Aim
Copy exactly the lines that run from the top of the listing to the line containing "(objy) at (48,165)", both ends included, and omit the pictures.

-- BEGIN --

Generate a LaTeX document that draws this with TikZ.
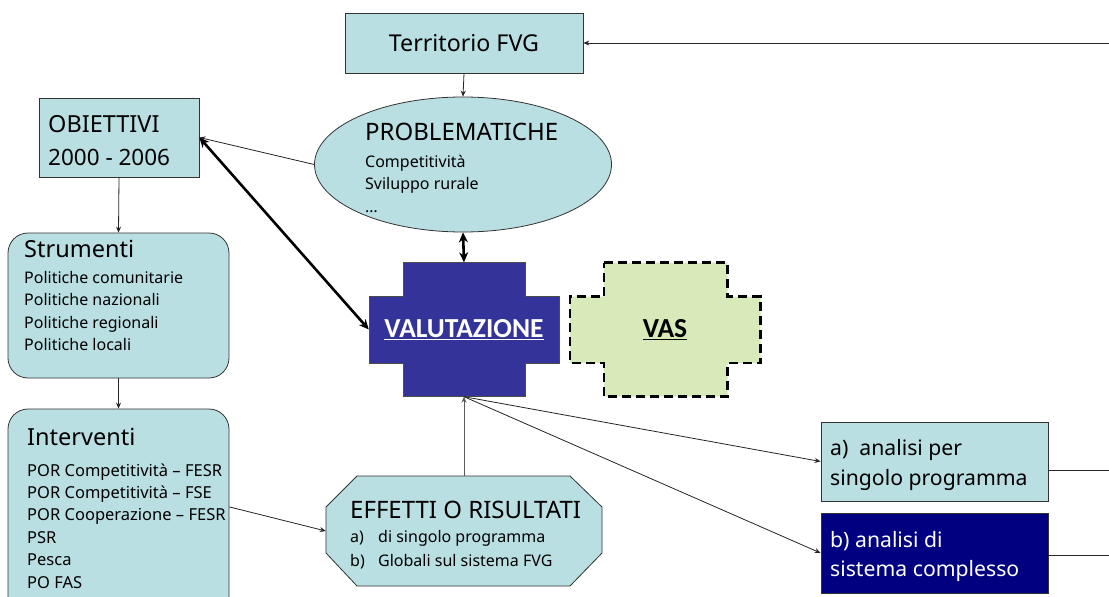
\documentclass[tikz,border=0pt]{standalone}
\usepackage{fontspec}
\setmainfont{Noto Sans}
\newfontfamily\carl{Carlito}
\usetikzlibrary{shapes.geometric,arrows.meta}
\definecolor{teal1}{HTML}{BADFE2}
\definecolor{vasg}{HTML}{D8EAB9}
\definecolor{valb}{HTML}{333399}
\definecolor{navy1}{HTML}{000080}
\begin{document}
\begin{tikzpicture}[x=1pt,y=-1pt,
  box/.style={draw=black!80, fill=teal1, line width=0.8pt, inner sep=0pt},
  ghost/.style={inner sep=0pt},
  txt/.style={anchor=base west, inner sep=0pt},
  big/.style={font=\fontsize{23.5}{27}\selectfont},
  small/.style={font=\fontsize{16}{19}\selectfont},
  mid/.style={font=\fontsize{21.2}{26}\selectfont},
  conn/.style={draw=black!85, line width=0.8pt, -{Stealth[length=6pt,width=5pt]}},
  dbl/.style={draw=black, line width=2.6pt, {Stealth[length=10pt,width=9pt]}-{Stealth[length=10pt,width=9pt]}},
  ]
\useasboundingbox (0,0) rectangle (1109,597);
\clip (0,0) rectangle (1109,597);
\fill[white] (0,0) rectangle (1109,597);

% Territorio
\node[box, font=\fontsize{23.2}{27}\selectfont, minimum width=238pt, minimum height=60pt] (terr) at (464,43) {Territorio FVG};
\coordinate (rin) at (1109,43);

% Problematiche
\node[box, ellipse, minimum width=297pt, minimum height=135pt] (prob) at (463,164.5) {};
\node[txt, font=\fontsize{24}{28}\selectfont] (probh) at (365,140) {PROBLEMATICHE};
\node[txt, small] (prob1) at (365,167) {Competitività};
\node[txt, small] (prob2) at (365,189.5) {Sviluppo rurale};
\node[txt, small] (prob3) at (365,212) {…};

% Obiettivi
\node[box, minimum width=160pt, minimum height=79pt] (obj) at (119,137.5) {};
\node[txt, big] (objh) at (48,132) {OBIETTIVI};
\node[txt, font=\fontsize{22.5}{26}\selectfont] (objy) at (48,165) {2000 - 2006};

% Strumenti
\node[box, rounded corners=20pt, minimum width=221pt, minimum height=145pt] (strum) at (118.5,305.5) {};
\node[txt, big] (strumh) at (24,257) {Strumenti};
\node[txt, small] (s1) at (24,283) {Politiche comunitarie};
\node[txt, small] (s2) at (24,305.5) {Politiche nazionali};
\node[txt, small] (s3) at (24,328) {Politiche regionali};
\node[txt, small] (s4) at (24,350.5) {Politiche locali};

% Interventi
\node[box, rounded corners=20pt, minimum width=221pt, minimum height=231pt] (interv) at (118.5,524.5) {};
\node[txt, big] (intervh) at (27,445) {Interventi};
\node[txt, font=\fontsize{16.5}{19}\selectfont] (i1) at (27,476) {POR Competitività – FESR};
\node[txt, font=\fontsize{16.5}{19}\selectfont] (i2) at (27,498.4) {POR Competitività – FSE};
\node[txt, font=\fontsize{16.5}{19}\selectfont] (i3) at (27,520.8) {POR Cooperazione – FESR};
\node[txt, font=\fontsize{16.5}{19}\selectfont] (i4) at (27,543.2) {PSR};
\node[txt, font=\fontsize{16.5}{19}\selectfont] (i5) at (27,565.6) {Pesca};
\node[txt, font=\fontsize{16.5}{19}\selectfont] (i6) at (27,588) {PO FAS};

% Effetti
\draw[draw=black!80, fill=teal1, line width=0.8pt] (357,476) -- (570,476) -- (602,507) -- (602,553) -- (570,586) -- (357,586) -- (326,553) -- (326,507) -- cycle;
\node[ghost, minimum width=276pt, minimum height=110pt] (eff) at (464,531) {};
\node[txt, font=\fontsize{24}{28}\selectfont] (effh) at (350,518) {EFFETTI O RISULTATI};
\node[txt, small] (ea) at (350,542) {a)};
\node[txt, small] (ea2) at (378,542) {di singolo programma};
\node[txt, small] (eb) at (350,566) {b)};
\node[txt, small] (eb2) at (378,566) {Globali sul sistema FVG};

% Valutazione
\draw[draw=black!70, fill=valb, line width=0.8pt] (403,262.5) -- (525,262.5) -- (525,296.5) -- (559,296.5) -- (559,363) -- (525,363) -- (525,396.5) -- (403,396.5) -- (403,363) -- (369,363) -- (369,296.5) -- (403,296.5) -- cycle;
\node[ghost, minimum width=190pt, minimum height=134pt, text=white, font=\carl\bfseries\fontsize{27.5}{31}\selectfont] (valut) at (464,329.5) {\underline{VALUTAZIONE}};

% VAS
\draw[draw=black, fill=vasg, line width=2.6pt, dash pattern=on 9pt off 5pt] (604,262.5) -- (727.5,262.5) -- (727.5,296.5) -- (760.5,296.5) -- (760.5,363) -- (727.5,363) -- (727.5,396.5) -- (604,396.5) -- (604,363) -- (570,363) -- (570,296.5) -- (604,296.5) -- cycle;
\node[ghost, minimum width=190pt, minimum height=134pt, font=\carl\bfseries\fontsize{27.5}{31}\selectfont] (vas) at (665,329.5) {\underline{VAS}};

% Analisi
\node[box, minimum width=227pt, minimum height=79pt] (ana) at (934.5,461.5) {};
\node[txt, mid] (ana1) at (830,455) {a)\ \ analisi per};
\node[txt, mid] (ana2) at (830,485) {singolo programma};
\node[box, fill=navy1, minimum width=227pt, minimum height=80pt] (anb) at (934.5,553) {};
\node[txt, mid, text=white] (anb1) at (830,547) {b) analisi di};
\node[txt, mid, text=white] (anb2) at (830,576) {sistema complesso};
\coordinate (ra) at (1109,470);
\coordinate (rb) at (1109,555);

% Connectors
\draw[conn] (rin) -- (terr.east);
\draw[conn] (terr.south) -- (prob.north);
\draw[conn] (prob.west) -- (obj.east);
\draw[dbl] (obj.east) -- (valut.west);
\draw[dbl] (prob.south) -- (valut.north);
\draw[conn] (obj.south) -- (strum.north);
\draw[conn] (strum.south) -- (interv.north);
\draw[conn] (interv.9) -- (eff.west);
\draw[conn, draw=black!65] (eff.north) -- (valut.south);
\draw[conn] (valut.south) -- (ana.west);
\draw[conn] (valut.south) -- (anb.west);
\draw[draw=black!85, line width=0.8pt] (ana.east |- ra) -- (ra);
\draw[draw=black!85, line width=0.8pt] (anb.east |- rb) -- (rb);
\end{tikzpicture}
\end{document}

-- END --

Output of the exercise
Generate a LaTeX document that draws this with TikZ.
\documentclass[tikz,border=0pt]{standalone}
\usepackage{fontspec}
\setmainfont{Noto Sans}
\newfontfamily\carl{Carlito}
\usetikzlibrary{shapes.geometric,arrows.meta}
\definecolor{teal1}{HTML}{BADFE2}
\definecolor{vasg}{HTML}{D8EAB9}
\definecolor{valb}{HTML}{333399}
\definecolor{navy1}{HTML}{000080}
\begin{document}
\begin{tikzpicture}[x=1pt,y=-1pt,
  box/.style={draw=black!80, fill=teal1, line width=0.8pt, inner sep=0pt},
  ghost/.style={inner sep=0pt},
  txt/.style={anchor=base west, inner sep=0pt},
  big/.style={font=\fontsize{23.5}{27}\selectfont},
  small/.style={font=\fontsize{16}{19}\selectfont},
  mid/.style={font=\fontsize{21.2}{26}\selectfont},
  conn/.style={draw=black!85, line width=0.8pt, -{Stealth[length=6pt,width=5pt]}},
  dbl/.style={draw=black, line width=2.6pt, {Stealth[length=10pt,width=9pt]}-{Stealth[length=10pt,width=9pt]}},
  ]
\useasboundingbox (0,0) rectangle (1109,597);
\clip (0,0) rectangle (1109,597);
\fill[white] (0,0) rectangle (1109,597);

% Territorio
\node[box, font=\fontsize{23.2}{27}\selectfont, minimum width=238pt, minimum height=60pt] (terr) at (464,43) {Territorio FVG};
\coordinate (rin) at (1109,43);

% Problematiche
\node[box, ellipse, minimum width=297pt, minimum height=135pt] (prob) at (463,164.5) {};
\node[txt, font=\fontsize{24}{28}\selectfont] (probh) at (365,140) {PROBLEMATICHE};
\node[txt, small] (prob1) at (365,167) {Competitività};
\node[txt, small] (prob2) at (365,189.5) {Sviluppo rurale};
\node[txt, small] (prob3) at (365,212) {…};

% Obiettivi
\node[box, minimum width=160pt, minimum height=79pt] (obj) at (119,137.5) {};
\node[txt, big] (objh) at (48,132) {OBIETTIVI};
\node[txt, font=\fontsize{22.5}{26}\selectfont] (objy) at (48,165) {2000 - 2006};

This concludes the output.